President Donald Trump is taking a hatchet to Washington’s regulatory octopus. Through executive power, he directed federal agencies to eliminate ten regulations for every new regulation instituted.
Releasing American households and businesses, especially small businesses, from the grip of strangling red tape helped fuel the economy under Trump 1.0.
The new Trump administration is taking even more aggressive actions to free the economy from the onslaught of regulations during Biden’s past four years.
What Happened
On January 31, President Trump signed an executive order launching a massive government-wide deregulatory initiative:
The Order requires that whenever an agency promulgates a new rule, regulation, or guidance, it must identify at least 10 existing rules, regulations, or guidance documents to be repealed.
The Director of the Office of Management and Budget will ensure standardized measurement and estimation of regulatory costs.
It requires that for fiscal year 2025, the total incremental cost of all new regulations, including repealed regulations, be significantly less than zero.
President Trump is building on his deregulatory efforts in his first administration which required two regulations to be cut for every new one.
What This Means for Me
By the end of his first term in office, the White House touted quadrupling deregulatory efforts. “Between FY 2017 and FY 2019, the Trump Administration has cut nearly eight regulations for every new, significant regulation—more than fulfilling the promise of Executive Order 13771 to cut two regulations for every new regulation imposed,” they reported in 2020.
The Council of Economic Advisers (CEA) estimated that this raised real incomes by upwards of $3,100 per household per year, or $53 billion per year, over the period of 2021-2029.
Analysis by the American Action Forum calculated a net total of $40.4 billion in regulatory costs and an annual average of $10.1 billion in cost—far less than 10% of the Obama administration’s average of $111 billion annually.
What’s Next
Regulatory advocates and opponents agree that the road ahead will be more difficult for President Trump as he faces more legal roadblocks and pushback.
The publication Government Executive wrote:
… the bulk of Trump’s deregulatory agenda will require substantial work and people to perform it, and many experts have argued that a lack of officials with relevant expertise was a factor that limited Trump’s effectiveness in eliminating regulations during his first term.
Certainly, the Trump administration could delay, abandon, or oppose Biden-era rules. We urge them to do so with the independent contractor rule, the overtime rule, and others. However, the legal challenges the administration could face may be greater than before.
In addition, the impact of Chevron’s deference, which empowered federal agencies with rulemaking beyond what Congress delegated to agencies, was overturned by the Supreme Court in 2024. That may work against Trump’s regulatory efforts, according to Bridget Dooling, a law professor at Ohio State University:
It puts any administration that’s trying to come in and change things, whether it’s to make them more regulatory or less regulatory, to really explain why their new interpretation is better.

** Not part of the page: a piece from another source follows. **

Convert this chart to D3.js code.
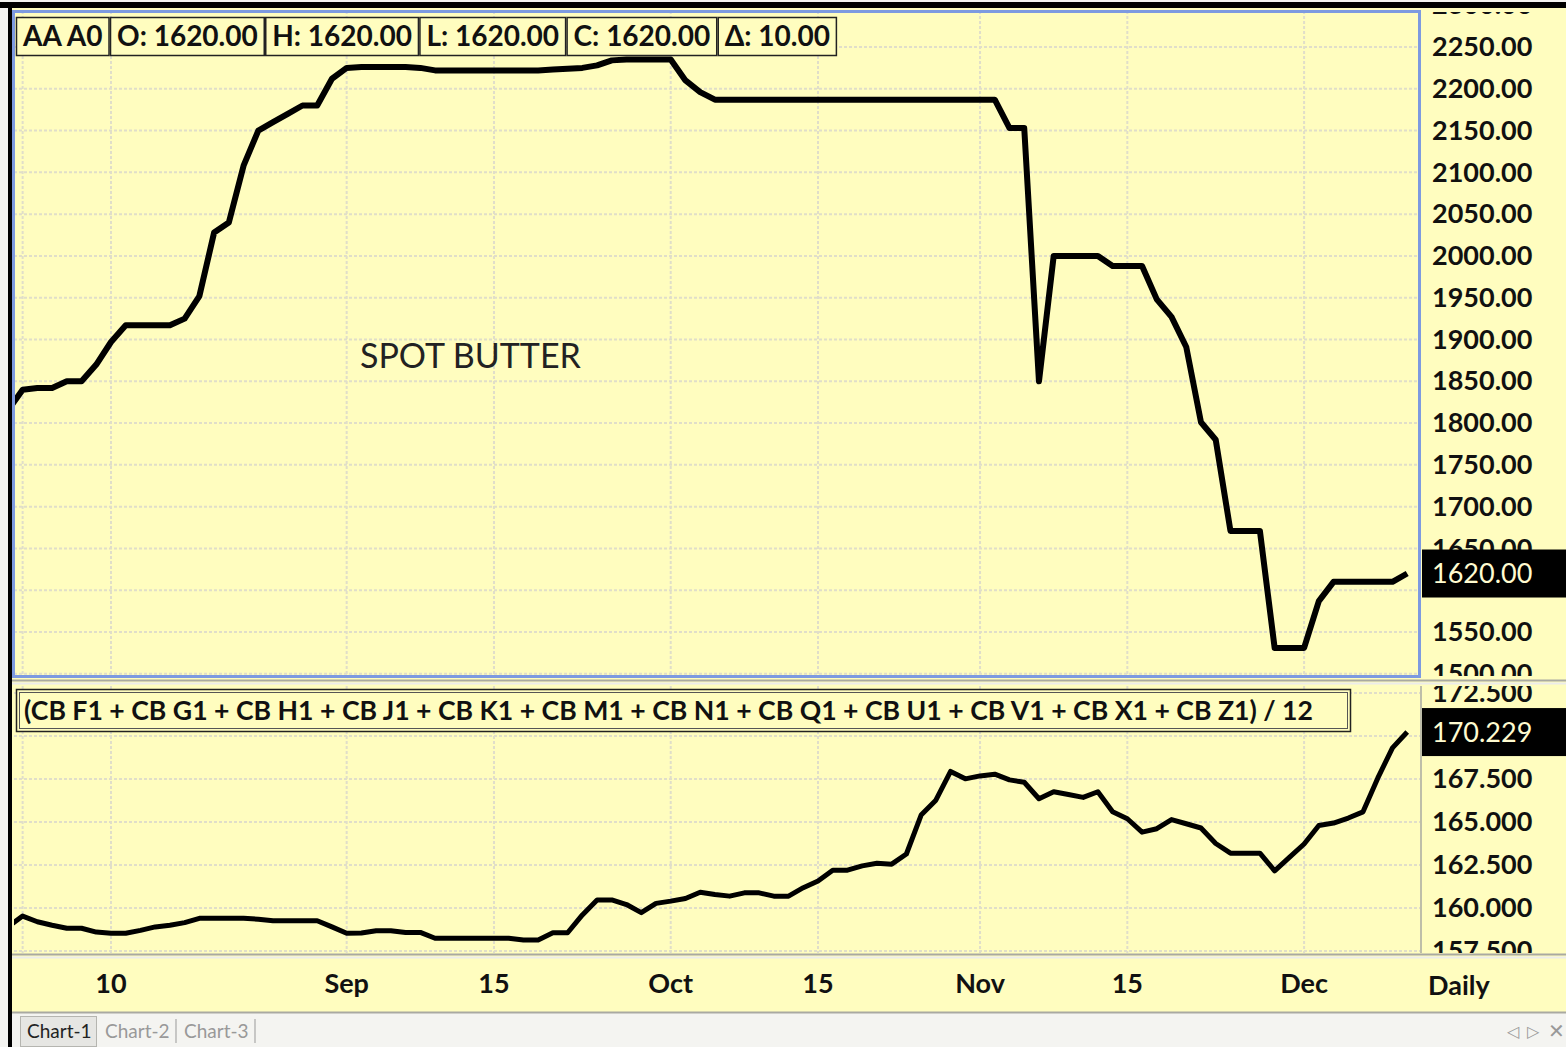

This argument remains yet to be seen but will undoubtedly be tested.
Cutting back the federal workforce could play yet another role. A regulatory expert from AAF added that the removal of federal bureaucrats may also work against the goal of good rulemaking. “The operational chaos that will almost certainly ensue at the agency level would delay the administration’s core rulemakings,” he wrote. “And, even if such an agenda ultimately proves largely successful, while the resulting agencies may be composed of more ideologically aligned personnel, the diminished levels of both sheer manpower and expertise may lead to fewer and less well-crafted rulemakings.
Bottom Line
Cutting regulations lifted real income for American households under Trump 1.0. After four years of inflationary policies, deregulation may deliver more added financial relief to households.